А спустя время, во сне он видит всё, что видит в это же время отогревшийся под телом хозяина спасённый им Никита:
«Он спал долго, без снов, но ПЕРЕД РАССВЕТОМ опять появились сновидения. Представилось ему, что стоит он будто у свечного ящика и Тихонова баба требует у него пятикопеечную свечу к празднику, и он хочет взять свечу и дать ей, но руки не
поднимаются, а зажаты в карманах. Хочет он обойти ящик, и ноги не движутся, а калоши, новые, чищеные, приросли к каменному полу, и их не поднимешь и из них не
вынешь. И вдруг свечной ящик становится не свечным ящиком, а постелью, и Василий Андреич видит себя лежащим на брюхе на свечном ящике, то есть на своей постели, в своем доме. И лежит он на постели и не может встать, а встать ему надо, потому что сейчас зайдет за ним Иван Матвеич, становой, и с Иваном Матвеичем надо идти либо торговать рощу, либо поправить шлею на Мухортом. И спрашивает он у жены: «Что же, Миколавна, не заходил?» - «Нет, - говорит, - не заходил». И слышит он, что подъезжает кто-то к крыльцу. Должно, он. Нет, мимо. «Миколавна, а Миколавна, что ж, все нету?» - «Нету». И он лежит на постели и все не может встать, и все ждет, и ожидание это и жутко и радостно. И вдруг радость совершается: приходит тот, кого он ждал, и это уж не Иван Матвеич, становой, а кто-то другой, но тот самый, кого он
ждет. Он пришел и зовет его, и этот, тот, кто зовет его, тот самый, который кликнул его и велел ему лечь на Никиту. И Василий Андреич рад, что этот кто-то пришел за ним. «Иду!» - кричит он радостно, и крик этот будит его. И он просыпается, но просыпается совсем уже не тем, каким он заснул. Он хочет встать - и не может, хочет двинуть рукой - не может, ногой - тоже не может.Хочет повернуть головой - и того не может. И он удивляется; но нисколько не огорчается этим. Он понимает, что это смерть, и нисколько не огорчается и этим. И он вспоминает, что Никита лежит под ним и что он угрелся и жив, и ему кажется, что он - Никита, а Никита - он, и что ЖИЗНЬ ЕГО НЕ В НЁМ САМОМ, А В НИКИТЕ. Он напрягает слух и слышит дыханье, даже слабый храп Никиты.

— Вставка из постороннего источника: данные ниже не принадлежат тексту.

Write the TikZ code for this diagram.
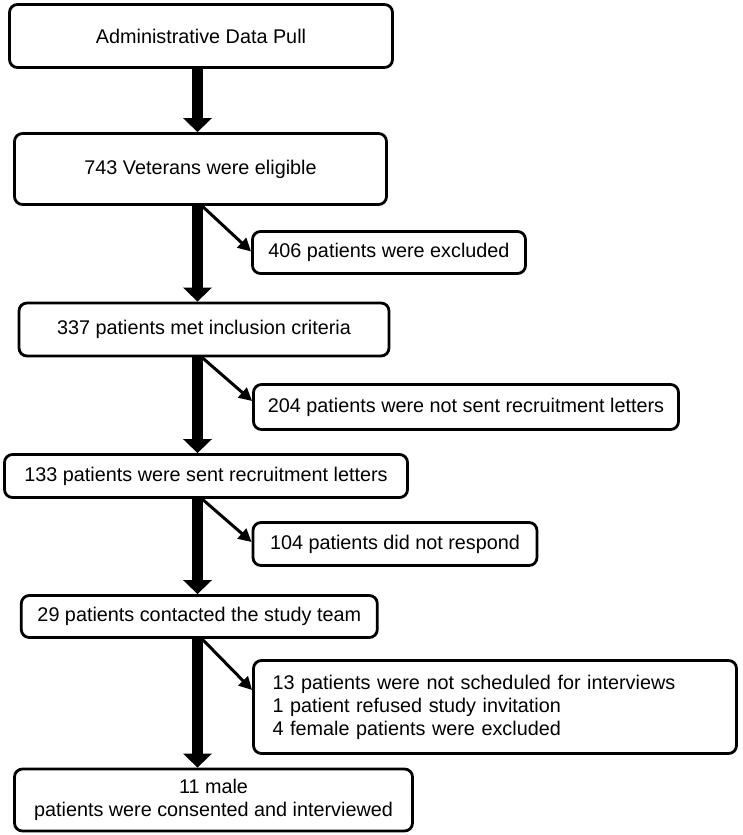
\documentclass[tikz,border=0pt]{standalone}
\usepackage{fontspec}
\setmainfont{Liberation Sans}
\usetikzlibrary{arrows.meta}
\begin{document}
\begin{tikzpicture}[x=1pt,y=-1pt,
  box/.style={draw, line width=2.8pt, rounded corners=8pt, inner sep=0pt, align=center,
    font=\fontsize{19.8}{23}\selectfont},
  mainarrow/.style={line width=11.5pt, -{Triangle[length=14pt,width=28pt]}},
  sidearrow/.style={line width=3pt, -{Triangle[length=13pt,width=13pt]}}]
\useasboundingbox (0,0) rectangle (742,835);
% main column
\node[box, minimum width=383pt, minimum height=63pt] (b1) at (201,36) {Administrative Data Pull};
\node[box, minimum width=372pt, minimum height=71pt] (b2) at (200.5,169) {743 Veterans were eligible};
\node[box, minimum width=370pt, minimum height=53pt] (b3) at (204,329.5) {337 patients met inclusion criteria};
\node[box, minimum width=403pt, minimum height=43pt] (b4) at (206,476) {133 patients were sent recruitment letters};
\node[box, minimum width=356pt, minimum height=42pt] (b5) at (199.3,616.5) {29 patients contacted the study team};
\node[box, minimum width=398pt, minimum height=62pt] (b6) at (213.5,800) {11 male\\patients were consented and interviewed};
% side boxes
\node[box, minimum width=273pt, minimum height=42pt] (s1) at (389,252.5) {406 patients were excluded};
\node[box, minimum width=425pt, minimum height=45pt] (s2) at (466,407) {204 patients were not sent recruitment letters};
\node[box, minimum width=284pt, minimum height=43pt] (s3) at (395,544) {104 patients did not respond};
\node[box, minimum width=483pt, minimum height=93pt, text width=445pt, align=left] (s4) at (495,707)
  {13 patients were not scheduled for interviews\\1 patient refused study invitation\\4 female patients were excluded};
% axes for connectors
\coordinate (ax) at (197.5,0);
\coordinate (sx) at (202,0);
% main arrows
\draw[mainarrow] (ax |- b1.south) -- (ax |- b2.north);
\draw[mainarrow] (ax |- b2.south) -- (ax |- b3.north);
\draw[mainarrow] (ax |- b3.south) -- (ax |- b4.north);
\draw[mainarrow] (ax |- b4.south) -- (ax |- b5.north);
\draw[mainarrow] (ax |- b5.south) -- (ax |- b6.north);
% side arrows
\draw[sidearrow] (sx |- b2.south) -- ([yshift=1pt]s1.west);
\draw[sidearrow] (sx |- b3.south) -- ([yshift=6pt]s2.west);
\draw[sidearrow] (sx |- b4.south) -- ([yshift=2pt]s3.west);
\draw[sidearrow] (sx |- b5.south) -- ([yshift=17pt]s4.west);
\end{tikzpicture}
\end{document}
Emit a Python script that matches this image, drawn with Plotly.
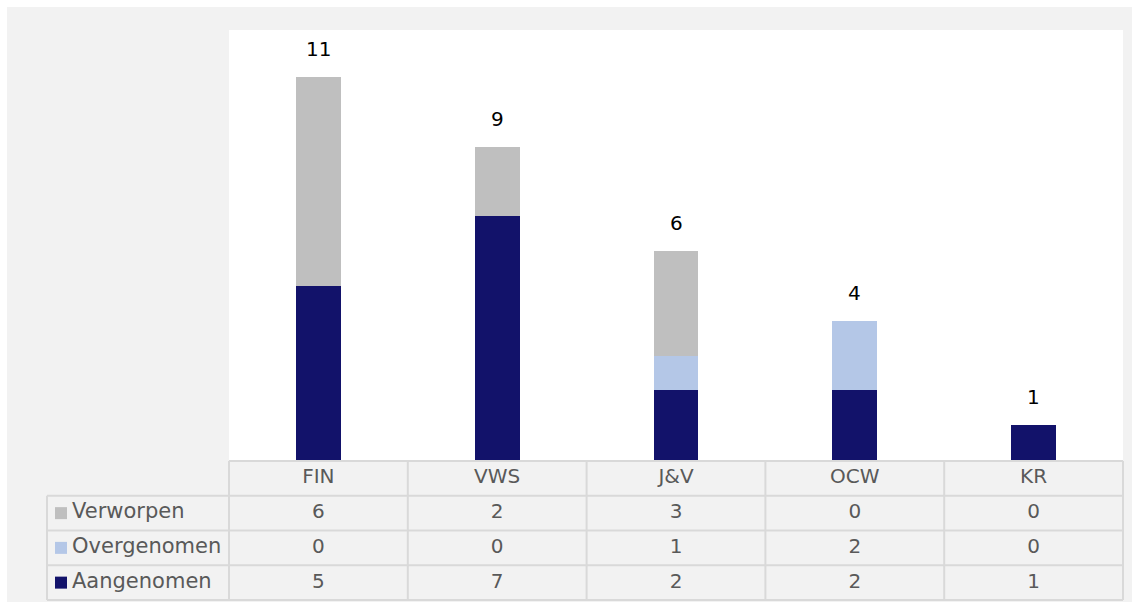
import plotly.graph_objects as go

W, H = 1132, 602

categories = ["FIN", "VWS", "J&V", "OCW", "KR"]
aangenomen = [5, 7, 2, 2, 1]
overgenomen = [0, 0, 1, 2, 0]
verworpen = [6, 2, 3, 0, 0]
totals = [a + o + v for a, o, v in zip(aangenomen, overgenomen, verworpen)]

series_names = ["Aangenomen", "Overgenomen", "Verworpen"]
series_colors = {"Aangenomen": "#12126a", "Overgenomen": "#b4c7e7", "Verworpen": "#bfbfbf"}
series_values = {"Aangenomen": aangenomen, "Overgenomen": overgenomen, "Verworpen": verworpen}
table_rows = ["Verworpen", "Overgenomen", "Aangenomen"]

FONT = "DejaVu Sans, Verdana, sans-serif"
BG = "#f2f2f2"
GRID = "#d9d9d9"
TXT = "#595959"

# pixel layout of the chart and the data table
PLOT_L, PLOT_R, PLOT_T, PLOT_B = 229, 1123, 30, 460
TAB_L, TAB_T, TAB_B = 47, 461, 600


def px_x(p):
    return p / W


def px_y(p):
    return 1 - p / H


fig = go.Figure()

# stacked bars
for name in series_names:
    fig.add_trace(go.Bar(
        x=categories, y=series_values[name], name=name,
        marker=dict(color=series_colors[name], line=dict(width=0)),
        width=0.25, xaxis="x", yaxis="y",
    ))

# data table: header row (row 0) and one row per series (rows 1..3)
n_rows = 1 + len(table_rows)
fig.add_trace(go.Scatter(
    x=categories, y=[0.5] * len(categories), mode="text", text=categories,
    textposition="middle center", xaxis="x", yaxis="y2",
    textfont=dict(family=FONT, size=20, color=TXT),
    hoverinfo="skip", showlegend=False, cliponaxis=False,
))
for r, name in enumerate(table_rows, start=1):
    fig.add_trace(go.Scatter(
        x=categories, y=[r + 0.5] * len(categories), mode="text",
        text=[str(v) for v in series_values[name]],
        textposition="middle center", xaxis="x", yaxis="y2",
        textfont=dict(family=FONT, size=20, color=TXT),
        hoverinfo="skip", showlegend=False, cliponaxis=False,
    ))

# row labels with colour keys
row_y = [r + 0.5 for r in range(1, n_rows)]
fig.add_trace(go.Scatter(
    x=[14] * len(table_rows), y=row_y, mode="markers", xaxis="x3", yaxis="y2",
    marker=dict(symbol="square", size=12, color=[series_colors[n] for n in table_rows],
                line=dict(width=0)),
    hoverinfo="skip", showlegend=False, cliponaxis=False,
))
fig.add_trace(go.Scatter(
    x=[25] * len(table_rows), y=row_y, mode="text", text=table_rows,
    textposition="middle right", xaxis="x3", yaxis="y2",
    textfont=dict(family=FONT, size=21, color=TXT),
    hoverinfo="skip", showlegend=False, cliponaxis=False,
))

# totals above each stack
annotations = [
    dict(x=c, y=t, xref="x", yref="y", text=str(t), showarrow=False,
         yanchor="middle", yshift=28, font=dict(family=FONT, size=20, color="#000000"))
    for c, t in zip(categories, totals)
]

# table grid lines
col_w = (PLOT_R - PLOT_L) / len(categories)
row_h = (TAB_B - TAB_T) / n_rows
line = dict(color=GRID, width=2)
shapes = [
    # page background
    dict(type="rect", xref="paper", yref="paper", x0=px_x(7), x1=1, y0=0, y1=px_y(7),
         fillcolor=BG, line=dict(width=0), layer="below"),
    # chart area
    dict(type="rect", xref="x domain", yref="y domain", x0=0, x1=1, y0=0, y1=1,
         fillcolor="#ffffff", line=dict(width=0), layer="below"),
    dict(type="line", xref="paper", yref="paper", x0=px_x(PLOT_L), x1=px_x(PLOT_R),
         y0=px_y(TAB_T), y1=px_y(TAB_T), line=line),
]
for k in range(1, n_rows + 1):
    yk = TAB_T + k * row_h
    shapes.append(dict(type="line", xref="paper", yref="paper", x0=px_x(TAB_L),
                       x1=px_x(PLOT_R), y0=px_y(yk), y1=px_y(yk), line=line))
for i in range(len(categories) + 1):
    xi = PLOT_L + i * col_w
    shapes.append(dict(type="line", xref="paper", yref="paper", x0=px_x(xi), x1=px_x(xi),
                       y0=px_y(TAB_T), y1=px_y(TAB_B), line=line))
shapes.append(dict(type="line", xref="paper", yref="paper", x0=px_x(TAB_L), x1=px_x(TAB_L),
                   y0=px_y(TAB_T + row_h), y1=px_y(TAB_B), line=line))

hidden = dict(showticklabels=False, showgrid=False, zeroline=False, showline=False,
              ticks="", fixedrange=True)

fig.update_layout(
    width=W, height=H,
    margin=dict(l=0, r=0, t=0, b=0),
    paper_bgcolor="#ffffff",
    plot_bgcolor=BG,
    barmode="stack",
    showlegend=False,
    xaxis=dict(domain=[px_x(PLOT_L), px_x(PLOT_R)], anchor="y", **hidden),
    yaxis=dict(domain=[px_y(PLOT_B), px_y(PLOT_T)], range=[0, 12.36], anchor="x", **hidden),
    yaxis2=dict(domain=[px_y(TAB_B), px_y(TAB_T)], range=[n_rows, 0], anchor="x", **hidden),
    xaxis3=dict(domain=[px_x(TAB_L), px_x(PLOT_L)], range=[0, PLOT_L - TAB_L],
                anchor="y2", **hidden),
    annotations=annotations,
    shapes=shapes,
)

fig.write_html("out.html")
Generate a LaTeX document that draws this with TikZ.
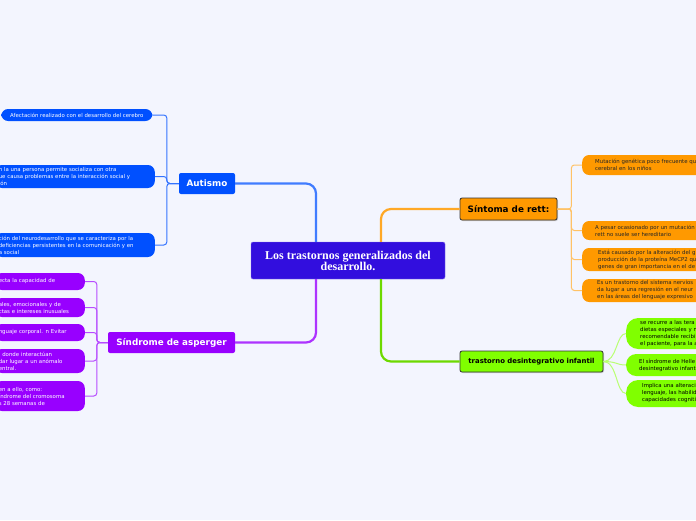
\documentclass[tikz,border=0pt]{standalone}
\usepackage{fontspec}
\setmainfont{DejaVu Sans}
\newfontfamily\titlefont{Liberation Serif}
\usepackage{xcolor}
\usetikzlibrary{positioning, shadows}
\definecolor{paper}{RGB}{243,245,254}
\definecolor{rootindigo}{RGB}{50,14,222}
\definecolor{autblue}{RGB}{0,80,255}
\definecolor{aspviolet}{RGB}{152,0,255}
\definecolor{rettorange}{RGB}{255,153,0}
\definecolor{tdigreen}{RGB}{128,255,0}
\tikzset{
  topic/.style={rounded corners=2pt, inner sep=0pt, font=\bfseries\fontsize{8.8}{10}\selectfont},
  leaf/.style={rounded corners=7pt, inner ysep=1pt, align=left, font=\fontsize{5.4}{7}\selectfont},
  twig/.style={line width=1pt, rounded corners=3pt},
  trunk/.style={line width=2.2pt, rounded corners=10pt}
}

\begin{document}
\begin{tikzpicture}[x=1pt, y=-1pt]
  \useasboundingbox (0,0) rectangle (696,520);
  \clip (0,0) rectangle (696,520);
  \fill[paper] (0,0) rectangle (696,520);

  % centre
  \node[fill=rootindigo, text=white, rounded corners=2pt, draw=rootindigo!60, minimum width=194pt, minimum height=37pt, align=center,
    inner sep=1pt, font=\titlefont\bfseries\fontsize{12}{11}\selectfont] (root) at (348,260.5)
    {Los trastornos generalizados del\\desarrollo.};

  % main topics
  \node[topic, fill=autblue, text=white, minimum width=56pt, minimum height=21pt] (aut) at (207,183.5) {Autismo};
  \node[topic, fill=aspviolet, text=white, minimum width=127pt, minimum height=21pt] (asp) at (171.5,342.5) {Síndrome de asperger};
  \node[topic, fill=rettorange, draw=black!80, line width=0.8pt, minimum width=97pt, minimum height=22pt,
    drop shadow={shadow xshift=1pt, shadow yshift=-1pt, opacity=0.35}] (rett) at (508.5,209) {Síntoma de rett:};
  \node[topic, fill=tdigreen, draw=black!80, line width=0.8pt, minimum width=143pt, minimum height=21pt,
    font=\bfseries\fontsize{6.9}{8}\selectfont,
    drop shadow={shadow xshift=1pt, shadow yshift=-1pt, opacity=0.35}] (tdi) at (531.5,361.5) {trastorno desintegrativo infantil};

  \draw[trunk, autblue!75] ([xshift=-32pt]root.north) |- (aut.east);
  \draw[trunk, rettorange!85] ([xshift=33pt]root.north) |- (rett.west);
  \draw[trunk, aspviolet!80] ([xshift=-32pt]root.south) |- (asp.east);
  \draw[trunk, tdigreen!85!black] ([xshift=33pt]root.south) |- (tdi.west);

  % Autismo
  \node[leaf, fill=autblue, text=white, anchor=west, inner xsep=9pt, minimum height=12pt] (a1) at (1,115)
    {Afectación realizado con el desarrollo del cerebro};
  \node[leaf, fill=autblue, text=white, anchor=east, inner xsep=4pt, text width=152pt, minimum height=23pt] (a2) at (155,176.5)
    {n la una persona permite socializa con otra\\ue causa problemas entre la interacción social y\\ión};
  \node[leaf, fill=autblue, text=white, anchor=east, inner xsep=4pt, text width=152pt, minimum height=24pt] (a3) at (155,245)
    {ción del neurodesarrollo que se caracteriza por la\\ deficiencias persistentes en la comunicación y en\\a social};
  \foreach \n in {a1,a2,a3} \draw[twig, autblue!80] (aut.west) -- ++(-12,0) |- (\n.east);

  % Sindrome de asperger
  \node[leaf, fill=aspviolet, text=white, anchor=east, inner xsep=4pt, text width=82pt, minimum height=17pt] (s1) at (85,281.5)
    {ecta la capacidad de\\[-2pt]};
  \node[leaf, fill=aspviolet, text=white, anchor=east, inner xsep=4pt, text width=82pt, minimum height=19pt] (s2) at (85,307.5)
    {ales, emocionales y de\\ctas e intereses inusuales};
  \node[leaf, fill=aspviolet, text=white, anchor=east, inner xsep=4pt, text width=82pt, minimum height=17pt] (s3) at (85,332.5)
    {nguaje corporal. n Evitar\\[-2pt]};
  \node[leaf, fill=aspviolet, text=white, anchor=east, inner xsep=4pt, text width=82pt, minimum height=24pt] (s4) at (85,361)
    {, donde interactúan\\dar lugar a un anómalo\\entral.};
  \node[leaf, fill=aspviolet, text=white, anchor=east, inner xsep=4pt, text width=82pt, minimum height=30pt] (s5) at (85,396)
    {en a ello, como:\\índrome del cromosoma\\s 28 semanas de\\[-2pt]};
  \foreach \n in {s1,s2,s3,s4,s5} \draw[twig, aspviolet!70] (asp.west) -- ++(-11,0) |- (\n.east);

  % Sintoma de rett
  \node[leaf, fill=rettorange, text=black!85, anchor=west, inner xsep=13pt, text width=140pt, minimum height=20pt] (r1) at (582,165)
    {Mutación genética poco frecuente qu\\cerebral en los niños};
  \node[leaf, fill=rettorange, text=black!85, anchor=west, inner xsep=13pt, text width=140pt, minimum height=19pt] (r2) at (582,230.5)
    {A pesar ocasionado por un mutación\\rett no suele ser hereditario};
  \node[leaf, fill=rettorange, text=black!85, anchor=west, inner xsep=16pt, text width=140pt, minimum height=23pt] (r3) at (582,259.5)
    {Está causado por la alteración del g\\producción de la proteína MeCP2 qu\\genes de gran importancia en el de};
  \node[leaf, fill=rettorange, text=black!85, anchor=west, inner xsep=15pt, text width=140pt, minimum height=23pt] (r4) at (582,290.5)
    {Es un trastorno del sistema nervios\\da lugar a una regresión en el neur\\en las áreas del lenguaje expresivo};
  \foreach \n in {r1,r2,r3,r4} \draw[twig, rettorange!60] (rett.east) -- ++(14,0) |- (\n.west);

  % trastorno desintegrativo infantil
  \node[leaf, fill=tdigreen, text=black, anchor=west, inner xsep=14pt, text width=120pt, minimum height=31pt, rounded corners=12pt] (g1) at (626,333.5)
    {se recurre a las tera\\dietas especiales y n\\recomendable recibi\\el paciente, para la a};
  \node[leaf, fill=tdigreen, text=black, anchor=west, inner xsep=13pt, text width=120pt, minimum height=22pt, rounded corners=10pt] (g2) at (626,365)
    {El síndrome de Helle\\desintegrativo infant};
  \node[leaf, fill=tdigreen, text=black, anchor=west, inner xsep=16pt, text width=120pt, minimum height=27pt, rounded corners=12pt] (g3) at (626,393.5)
    {Implica una alteraci\\lenguaje, las habilid\\capacidades cogniti};
  \foreach \n in {g1,g2,g3} \draw[line width=1pt, tdigreen!55] (tdi.east) .. controls +(14,0) and +(-10,0) .. (\n.west);
\end{tikzpicture}
\end{document}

«Жив, Никита, значит, жив и я», - с торжеством говорит он себе. И он вспоминает про деньги, про лавку, дом, покупки, продажи и миллионы Мироновых; ему трудно понять, зачем этот человек, которого звали Василием Брехуновым, занимался всем тем, чем он занимался. «Что ж, ведь он не знал, в чём дело, - думает он про Василья Брехунова. - Не знал, так теперь знаю. Теперь уж без ошибки. Теперь знаю». И опять слышит он зов того, кто уже окликал его. «Иду, иду!» - радостно, умиленно говорит все существо его. И он чувствует, что он свободен и ничто уж больше не держит его.
И больше уже ничего не видел, и не слышал, и не чувствовал в этом мире Василий Андреич.
Кругом все так же курило. Те же вихри снега крутились, засыпали шубу мертвого Василия Андреича, а всего трясущегося Мухортого, и чуть видные уже сани, и в глубине их лежащего под мертвым уже хозяином угревшегося Никиту».
Можно предположить, что Толстой мог слышать о феномене отождествления с другими людьми от кого-то, кто имел такой опыт. Но более вероятно, что Толстой пережил это сам и потому описал его настолько точно, что это описание могло бы стать иллюстрацией этого явления в книге С. Грофа.